> _PROVIDED DATA_
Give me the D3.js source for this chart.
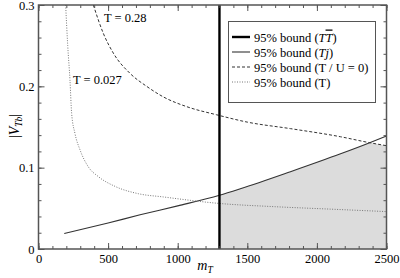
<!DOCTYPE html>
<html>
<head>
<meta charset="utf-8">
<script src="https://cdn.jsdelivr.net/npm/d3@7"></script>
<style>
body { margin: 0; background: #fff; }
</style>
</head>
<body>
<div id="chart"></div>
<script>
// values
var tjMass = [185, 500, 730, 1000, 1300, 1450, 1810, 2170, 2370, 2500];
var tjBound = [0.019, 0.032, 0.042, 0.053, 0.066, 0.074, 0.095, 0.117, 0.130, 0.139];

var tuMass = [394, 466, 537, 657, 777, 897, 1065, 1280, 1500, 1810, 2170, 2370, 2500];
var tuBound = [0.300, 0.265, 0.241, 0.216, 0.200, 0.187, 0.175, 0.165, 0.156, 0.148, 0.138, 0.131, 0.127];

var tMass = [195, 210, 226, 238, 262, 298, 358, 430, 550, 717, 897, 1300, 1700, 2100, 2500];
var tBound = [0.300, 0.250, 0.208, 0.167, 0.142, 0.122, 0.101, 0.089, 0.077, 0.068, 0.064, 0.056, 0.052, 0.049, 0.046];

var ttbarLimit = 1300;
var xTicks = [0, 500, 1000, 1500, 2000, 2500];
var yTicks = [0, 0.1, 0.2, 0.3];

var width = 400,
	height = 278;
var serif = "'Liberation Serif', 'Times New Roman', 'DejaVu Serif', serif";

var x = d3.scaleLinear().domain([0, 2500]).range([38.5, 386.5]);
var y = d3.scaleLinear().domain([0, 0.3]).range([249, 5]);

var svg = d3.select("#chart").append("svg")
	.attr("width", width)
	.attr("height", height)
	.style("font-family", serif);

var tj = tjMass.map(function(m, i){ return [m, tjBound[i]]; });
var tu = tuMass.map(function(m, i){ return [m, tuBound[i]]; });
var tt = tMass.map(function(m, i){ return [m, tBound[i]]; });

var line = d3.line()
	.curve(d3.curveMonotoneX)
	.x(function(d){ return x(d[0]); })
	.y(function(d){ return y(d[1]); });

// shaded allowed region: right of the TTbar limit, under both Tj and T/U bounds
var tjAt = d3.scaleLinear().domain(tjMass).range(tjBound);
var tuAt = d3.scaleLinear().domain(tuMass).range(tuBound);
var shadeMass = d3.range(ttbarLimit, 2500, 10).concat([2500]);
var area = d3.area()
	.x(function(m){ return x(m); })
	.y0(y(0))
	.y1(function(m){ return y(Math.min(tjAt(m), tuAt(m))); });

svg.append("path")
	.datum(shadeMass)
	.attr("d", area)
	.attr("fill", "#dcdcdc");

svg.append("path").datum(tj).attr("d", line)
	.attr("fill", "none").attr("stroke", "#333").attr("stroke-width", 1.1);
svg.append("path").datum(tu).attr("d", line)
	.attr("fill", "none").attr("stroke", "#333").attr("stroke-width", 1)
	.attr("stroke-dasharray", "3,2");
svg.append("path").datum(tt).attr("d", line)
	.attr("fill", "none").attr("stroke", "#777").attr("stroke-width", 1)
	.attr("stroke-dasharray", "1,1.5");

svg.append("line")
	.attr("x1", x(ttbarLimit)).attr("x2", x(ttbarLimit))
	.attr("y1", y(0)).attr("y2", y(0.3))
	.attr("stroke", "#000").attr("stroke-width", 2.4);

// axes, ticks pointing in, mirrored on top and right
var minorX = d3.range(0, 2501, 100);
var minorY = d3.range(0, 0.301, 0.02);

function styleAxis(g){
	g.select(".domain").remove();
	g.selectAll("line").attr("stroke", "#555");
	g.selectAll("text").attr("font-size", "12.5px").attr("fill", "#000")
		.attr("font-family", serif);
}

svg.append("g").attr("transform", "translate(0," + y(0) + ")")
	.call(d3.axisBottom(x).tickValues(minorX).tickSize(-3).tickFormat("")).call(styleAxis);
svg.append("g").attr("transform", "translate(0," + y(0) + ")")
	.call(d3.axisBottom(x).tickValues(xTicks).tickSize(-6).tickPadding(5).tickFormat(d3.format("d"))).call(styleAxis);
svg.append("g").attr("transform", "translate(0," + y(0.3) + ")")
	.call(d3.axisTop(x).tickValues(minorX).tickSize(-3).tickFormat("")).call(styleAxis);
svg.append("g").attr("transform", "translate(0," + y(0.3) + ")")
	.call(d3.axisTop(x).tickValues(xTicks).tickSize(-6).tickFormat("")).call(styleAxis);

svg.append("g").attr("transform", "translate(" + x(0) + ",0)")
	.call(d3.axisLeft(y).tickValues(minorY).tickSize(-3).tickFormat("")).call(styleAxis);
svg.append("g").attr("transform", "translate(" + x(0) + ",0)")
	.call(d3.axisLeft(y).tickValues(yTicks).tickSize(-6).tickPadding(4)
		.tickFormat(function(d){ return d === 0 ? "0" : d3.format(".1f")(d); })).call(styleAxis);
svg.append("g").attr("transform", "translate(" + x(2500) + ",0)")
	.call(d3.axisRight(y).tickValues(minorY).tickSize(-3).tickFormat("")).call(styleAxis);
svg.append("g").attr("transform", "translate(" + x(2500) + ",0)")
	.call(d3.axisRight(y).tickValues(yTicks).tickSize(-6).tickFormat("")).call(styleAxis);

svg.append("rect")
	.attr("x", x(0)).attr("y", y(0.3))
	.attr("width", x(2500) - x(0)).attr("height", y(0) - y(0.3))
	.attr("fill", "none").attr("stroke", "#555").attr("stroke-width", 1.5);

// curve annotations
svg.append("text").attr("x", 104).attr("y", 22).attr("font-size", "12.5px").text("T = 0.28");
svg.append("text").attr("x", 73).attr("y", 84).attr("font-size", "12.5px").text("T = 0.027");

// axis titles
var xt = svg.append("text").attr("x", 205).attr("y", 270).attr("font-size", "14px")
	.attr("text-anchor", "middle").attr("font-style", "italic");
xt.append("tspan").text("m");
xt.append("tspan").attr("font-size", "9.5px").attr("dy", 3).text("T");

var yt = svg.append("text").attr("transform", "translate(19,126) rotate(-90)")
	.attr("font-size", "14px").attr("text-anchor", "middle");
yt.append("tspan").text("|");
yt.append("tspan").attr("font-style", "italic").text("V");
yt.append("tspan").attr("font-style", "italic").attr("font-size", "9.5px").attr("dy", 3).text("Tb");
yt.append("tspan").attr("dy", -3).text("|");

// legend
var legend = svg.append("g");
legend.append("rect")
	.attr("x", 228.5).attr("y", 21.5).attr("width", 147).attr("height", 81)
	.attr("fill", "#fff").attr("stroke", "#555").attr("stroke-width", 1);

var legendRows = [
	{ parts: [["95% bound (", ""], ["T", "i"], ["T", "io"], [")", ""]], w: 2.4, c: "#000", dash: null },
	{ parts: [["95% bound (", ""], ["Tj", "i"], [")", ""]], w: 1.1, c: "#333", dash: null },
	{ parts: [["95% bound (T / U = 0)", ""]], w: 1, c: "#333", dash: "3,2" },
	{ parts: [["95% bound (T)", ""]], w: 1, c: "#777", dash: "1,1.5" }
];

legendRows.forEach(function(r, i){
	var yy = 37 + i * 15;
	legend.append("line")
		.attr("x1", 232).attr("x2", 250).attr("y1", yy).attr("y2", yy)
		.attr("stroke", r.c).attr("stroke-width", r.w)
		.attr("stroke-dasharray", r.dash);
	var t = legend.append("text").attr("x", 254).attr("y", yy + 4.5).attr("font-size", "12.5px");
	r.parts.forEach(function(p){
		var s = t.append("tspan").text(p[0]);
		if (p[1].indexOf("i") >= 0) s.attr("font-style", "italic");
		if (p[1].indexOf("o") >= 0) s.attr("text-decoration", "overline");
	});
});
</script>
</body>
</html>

> _YOUR GOAL_
Do not copy the pictures, but repeat every line exactly.

> _TASK ANSWER_
Give me the D3.js source for this chart.
<!DOCTYPE html>
<html>
<head>
<meta charset="utf-8">
<script src="https://cdn.jsdelivr.net/npm/d3@7"></script>
<style>
body { margin: 0; background: #fff; }
</style>
</head>
<body>
<div id="chart"></div>
<script>
// values
var tjMass = [185, 500, 730, 1000, 1300, 1450, 1810, 2170, 2370, 2500];
var tjBound = [0.019, 0.032, 0.042, 0.053, 0.066, 0.074, 0.095, 0.117, 0.130, 0.139];

var tuMass = [394, 466, 537, 657, 777, 897, 1065, 1280, 1500, 1810, 2170, 2370, 2500];
var tuBound = [0.300, 0.265, 0.241, 0.216, 0.200, 0.187, 0.175, 0.165, 0.156, 0.148, 0.138, 0.131, 0.127];

var tMass = [195, 210, 226, 238, 262, 298, 358, 430, 550, 717, 897, 1300, 1700, 2100, 2500];
var tBound = [0.300, 0.250, 0.208, 0.167, 0.142, 0.122, 0.101, 0.089, 0.077, 0.068, 0.064, 0.056, 0.052, 0.049, 0.046];

var ttbarLimit = 1300;
var xTicks = [0, 500, 1000, 1500, 2000, 2500];
var yTicks = [0, 0.1, 0.2, 0.3];

var width = 400,
	height = 278;
var serif = "'Liberation Serif', 'Times New Roman', 'DejaVu Serif', serif";

var x = d3.scaleLinear().domain([0, 2500]).range([38.5, 386.5]);
var y = d3.scaleLinear().domain([0, 0.3]).range([249, 5]);

var svg = d3.select("#chart").append("svg")
	.attr("width", width)
	.attr("height", height)
	.style("font-family", serif);

var tj = tjMass.map(function(m, i){ return [m, tjBound[i]]; });
var tu = tuMass.map(function(m, i){ return [m, tuBound[i]]; });
var tt = tMass.map(function(m, i){ return [m, tBound[i]]; });

var line = d3.line()
	.curve(d3.curveMonotoneX)
	.x(function(d){ return x(d[0]); })
	.y(function(d){ return y(d[1]); });

// shaded allowed region: right of the TTbar limit, under both Tj and T/U bounds
var tjAt = d3.scaleLinear().domain(tjMass).range(tjBound);
var tuAt = d3.scaleLinear().domain(tuMass).range(tuBound);
var shadeMass = d3.range(ttbarLimit, 2500, 10).concat([2500]);
var area = d3.area()
	.x(function(m){ return x(m); })
	.y0(y(0))
	.y1(function(m){ return y(Math.min(tjAt(m), tuAt(m))); });

svg.append("path")
	.datum(shadeMass)
	.attr("d", area)
	.attr("fill", "#dcdcdc");

svg.append("path").datum(tj).attr("d", line)
	.attr("fill", "none").attr("stroke", "#333").attr("stroke-width", 1.1);
svg.append("path").datum(tu).attr("d", line)
	.attr("fill", "none").attr("stroke", "#333").attr("stroke-width", 1)
	.attr("stroke-dasharray", "3,2");
svg.append("path").datum(tt).attr("d", line)
	.attr("fill", "none").attr("stroke", "#777").attr("stroke-width", 1)
	.attr("stroke-dasharray", "1,1.5");

svg.append("line")
	.attr("x1", x(ttbarLimit)).attr("x2", x(ttbarLimit))
	.attr("y1", y(0)).attr("y2", y(0.3))
	.attr("stroke", "#000").attr("stroke-width", 2.4);

// axes, ticks pointing in, mirrored on top and right
var minorX = d3.range(0, 2501, 100);
var minorY = d3.range(0, 0.301, 0.02);

function styleAxis(g){
	g.select(".domain").remove();
	g.selectAll("line").attr("stroke", "#555");
	g.selectAll("text").attr("font-size", "12.5px").attr("fill", "#000")
		.attr("font-family", serif);
}

svg.append("g").attr("transform", "translate(0," + y(0) + ")")
	.call(d3.axisBottom(x).tickValues(minorX).tickSize(-3).tickFormat("")).call(styleAxis);
svg.append("g").attr("transform", "translate(0," + y(0) + ")")
	.call(d3.axisBottom(x).tickValues(xTicks).tickSize(-6).tickPadding(5).tickFormat(d3.format("d"))).call(styleAxis);
svg.append("g").attr("transform", "translate(0," + y(0.3) + ")")
	.call(d3.axisTop(x).tickValues(minorX).tickSize(-3).tickFormat("")).call(styleAxis);
svg.append("g").attr("transform", "translate(0," + y(0.3) + ")")
	.call(d3.axisTop(x).tickValues(xTicks).tickSize(-6).tickFormat("")).call(styleAxis);

svg.append("g").attr("transform", "translate(" + x(0) + ",0)")
	.call(d3.axisLeft(y).tickValues(minorY).tickSize(-3).tickFormat("")).call(styleAxis);
svg.append("g").attr("transform", "translate(" + x(0) + ",0)")
	.call(d3.axisLeft(y).tickValues(yTicks).tickSize(-6).tickPadding(4)
		.tickFormat(function(d){ return d === 0 ? "0" : d3.format(".1f")(d); })).call(styleAxis);
svg.append("g").attr("transform", "translate(" + x(2500) + ",0)")
	.call(d3.axisRight(y).tickValues(minorY).tickSize(-3).tickFormat("")).call(styleAxis);
svg.append("g").attr("transform", "translate(" + x(2500) + ",0)")
	.call(d3.axisRight(y).tickValues(yTicks).tickSize(-6).tickFormat("")).call(styleAxis);

svg.append("rect")
	.attr("x", x(0)).attr("y", y(0.3))
	.attr("width", x(2500) - x(0)).attr("height", y(0) - y(0.3))
	.attr("fill", "none").attr("stroke", "#555").attr("stroke-width", 1.5);

// curve annotations
svg.append("text").attr("x", 104).attr("y", 22).attr("font-size", "12.5px").text("T = 0.28");
svg.append("text").attr("x", 73).attr("y", 84).attr("font-size", "12.5px").text("T = 0.027");

// axis titles
var xt = svg.append("text").attr("x", 205).attr("y", 270).attr("font-size", "14px")
	.attr("text-anchor", "middle").attr("font-style", "italic");
xt.append("tspan").text("m");
xt.append("tspan").attr("font-size", "9.5px").attr("dy", 3).text("T");

var yt = svg.append("text").attr("transform", "translate(19,126) rotate(-90)")
	.attr("font-size", "14px").attr("text-anchor", "middle");
yt.append("tspan").text("|");
yt.append("tspan").attr("font-style", "italic").text("V");
yt.append("tspan").attr("font-style", "italic").attr("font-size", "9.5px").attr("dy", 3).text("Tb");
yt.append("tspan").attr("dy", -3).text("|");

// legend
var legend = svg.append("g");
legend.append("rect")
	.attr("x", 228.5).attr("y", 21.5).attr("width", 147).attr("height", 81)
	.attr("fill", "#fff").attr("stroke", "#555").attr("stroke-width", 1);

var legendRows = [
	{ parts: [["95% bound (", ""], ["T", "i"], ["T", "io"], [")", ""]], w: 2.4, c: "#000", dash: null },
	{ parts: [["95% bound (", ""], ["Tj", "i"], [")", ""]], w: 1.1, c: "#333", dash: null },
	{ parts: [["95% bound (T / U = 0)", ""]], w: 1, c: "#333", dash: "3,2" },
	{ parts: [["95% bound (T)", ""]], w: 1, c: "#777", dash: "1,1.5" }
];

legendRows.forEach(function(r, i){
	var yy = 37 + i * 15;
	legend.append("line")
		.attr("x1", 232).attr("x2", 250).attr("y1", yy).attr("y2", yy)
		.attr("stroke", r.c).attr("stroke-width", r.w)
		.attr("stroke-dasharray", r.dash);
	var t = legend.append("text").attr("x", 254).attr("y", yy + 4.5).attr("font-size", "12.5px");
	r.parts.forEach(function(p){
		var s = t.append("tspan").text(p[0]);
		if (p[1].indexOf("i") >= 0) s.attr("font-style", "italic");
		if (p[1].indexOf("o") >= 0) s.attr("text-decoration", "overline");
	});
});
</script>
</body>
</html>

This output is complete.